Serna, also known by her stage name, La Muna, spent time in 2009 working at a soup kitchen on the border of Sonora, Mexico, and Nogales, Arizona. During this time, she said, she wrote songs about migrants trying to move across the border. She met many people ranging from young, innocent teenagers to pained and tired fathers.
In light of recent debates on immigration rights under the new Trump administration, Beth Harris, founding member of the coalition, said she felt it was appropriate to bring the coalition back after it fizzled away for a few years. Trump has announced he will construct a wall on the southern border of the U.S. and Mexico. Additionally, Trump put Executive Order 13769 into action Jan. 27, which placed severe limitations on traveling to the U.S. from certain countries. On Feb. 3, the order was put on a temporary restraining order through the court case State of Washington v. Trump et al.
“There was already a very severe problem of deportations and family detentions, as well as illegal treatment of immigrants, prior to Trump coming into office,” Harris said.

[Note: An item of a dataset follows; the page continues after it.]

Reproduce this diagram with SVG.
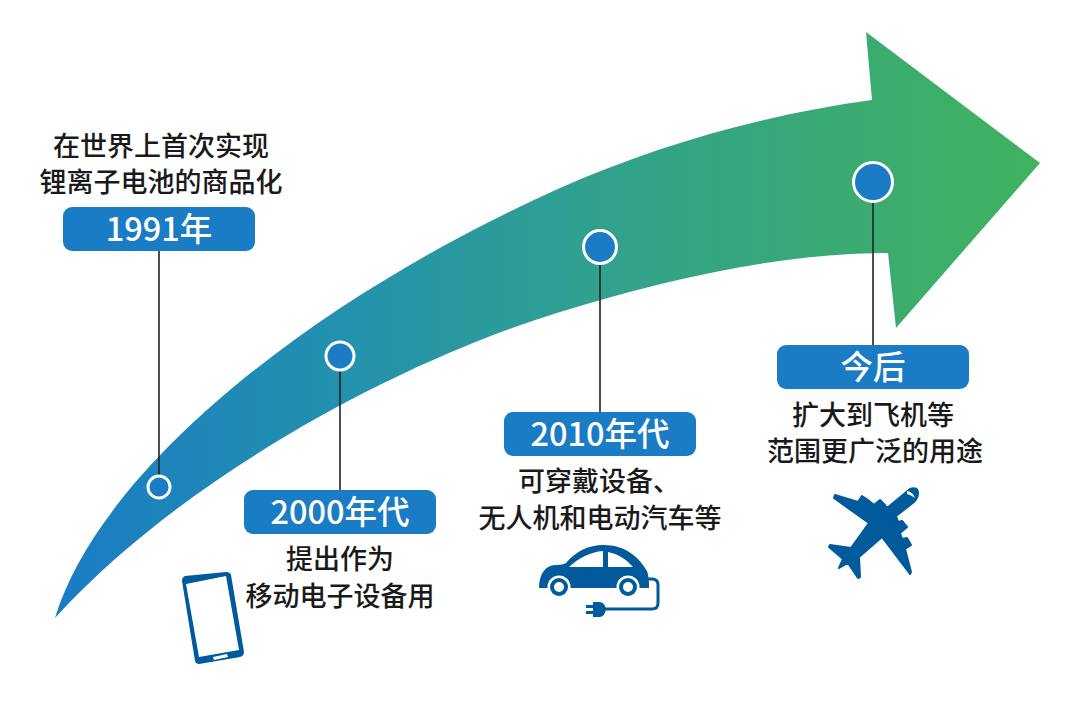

Problems that arose with The School of the Americas also inspired some locals to start up the coalition again. The school, Harris said, is a prison center for immigrants that has received backlash for human rights violations. It mainly trains government personnel who are affiliated with the Latin American region. The School of the Americas Watch was founded to try to stop the violations. A few years ago, the SOA moved its annual demonstration walk for awareness from Georgia to the border of Nogales, Mexico and Nogales, Arizona.
Serna, when she was working in Nogales, Mexico, she performed at the demonstration. This is where Harris and Serna met, and Harris said she decided that she needed to come to Tompkins County. Rodriguez worked with Harris to bring Serna to Ithaca.
“Her songs tell stories of migrants that she has accompanied, throughout the many people that she has met who have tried to come here,” Rodriguez said, introducing Serna on Feb. 26. “She has, for many years, lived on the border — and even traveled with migrants, so her songs are about migrants and about their stories.”
Serna performed three songs, each of which featured a short story about a specific individual whom she had met while at the border. Several of Serna’s songs were in Spanish, but she supplied translated lyrics on a screen behind the stage where possible.
She said she hopes her performances in Ithaca helped educate locals about the true lives of immigrants.
“In general, I feel like I am a bridge to the hearts of another person,” Serna said. “I hope that we can step away from the concept of migration as a big bad word and … get closer to the real people.”
Rodriguez said people need to understand the lives of immigrants in a deep manner to help propel them to freedom.
“I think that students need to be aware of the lives of people that are in fear,” Rodriguez said. “Their lives are being disrupted. We need to be aware — and not just in a surface kind of way.”